TRIBUNNEWS.COM, JAKARTA – Anggota Komisi XI DPR dari Fraksi Gerindra Heri Gunawan menegaskan, aparat penegak hukum harus menindak tegas atas permasalahan yang terjadi di Bea dan Cukai khususnya Tanjung Priok.
Hal ini menanggapi pernyataan pimpinan Komisi Pemberantasan Korupsi (KPK) tentang maraknya pungutan liar (pungli) di lingkungan pelayanan Bea dan Cukai Priok.
"Kalau ada penyalahgunaan seperti ini. Harus diselesaikan secara hukum. Ini akan menjadi pembelajaran untuk ke depannya,” kata Heri kepada wartawan di Jakarta, Kamis (20/10/2016).
Sebelumnya, Wakil Ketua KPK Alexander Marwata mengungkapkan, dalam kajian lembaganya menyimpulkan masih banyaknya pungli di Kantor Bea dan Cukai Tanjung Priok.
Selain itu, ada juga temuan perihal adanya oknum-oknum yang melindungi importir tertentu.
Persoalan reekspor juga mengemuka dari polisi yang memastikan akan memeriksa aparat Kantor Pelayanan Utama tipe A Bea dan Cukai Tanjung Priok.
Hal ini terkait dengan perizinan reekspor yang sebelumnya dikeluarkan oleh Bea dan Cukai Pusat. Kapolres Jakarta Utara Kombes Daniel Bolly Tifaona menekankan, pihaknya akan menelusuri alasan tidak dikeluarkannya perijinan reekspor yang diadukan.
Kasus berihwal dari laporan PT Mitra Perkasa Mandiri atas lambatnya ijin reekspor yang dikeluarkan Bea dan Cukai Tanjung Priok meski rekomendasi telah dikeluarkan Direktorat Penindakan dan Penyidikan (P2) Bea dan Cukai.
Diduga, ada kejanggalan tertentu di balik belum dikeluarkannya izin reekspor yang dimintakan. Kejanggalan ini, diduga berkaitan dengan penyalahgunaan wewenang pejabat Bea dan Cukai setempat.
"Benar ada laporan terhadap Kepala Kantor Pelayanan Utama Bea dan Cukai Type A Tanjung Priok. Pasti akan kita tindaklanjuti laporannya. Semua laporan yang masuk akan kita tindaklanjuti," kata Daniel.
"Pasti akan kita periksa terlapor," lanjutnya.

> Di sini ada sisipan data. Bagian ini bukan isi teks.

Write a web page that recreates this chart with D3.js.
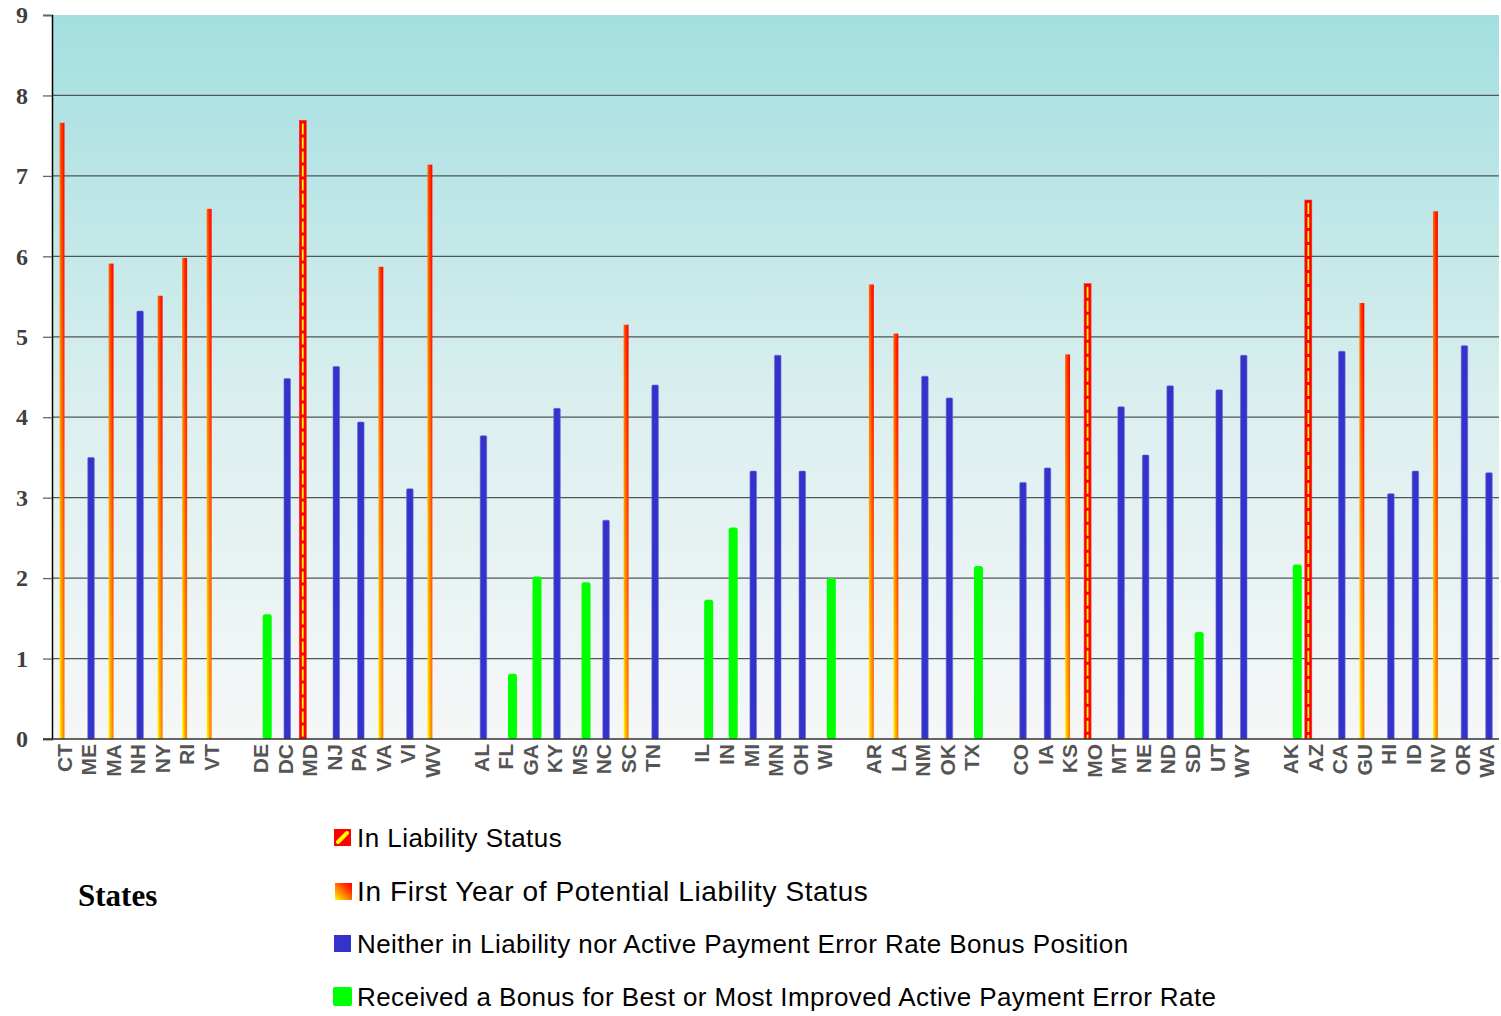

Anggota Ombusman, Adrianus Meliala pun menegaskan untuk masalah penundaan izin reekspor ini sepatutnya tak cukup dilihat dari segi hukum. Namun juga harus dilihat dari dugaan mal administrasi. Sebab katanya, dugaan mal administrasi dapat saja muncul jika dikaitkan dengan penggunaan kewenangan yang salah.
Dia mendukung pemeriksaan yang dilakukan Polri.
"Memang kalau dibawa ke polisi pasti pihak kepolisian akan melihatnya dari aspek pelanggaran hukumnya saja. Padahal di luar itu bisa saja ada dugaan mal administrasi. Sebab secara umum, jika sesuatu yang tidak melanggar hukum nantinya, tidak berarti tidak melanggar mal administrasi. Mungkin saja ada mal administrasinya kalau mereka menjalankan ketentuan terlalu kaku, terlalu curiga. Lalu umumnya, kalau memang penundaan," kata Adrianus.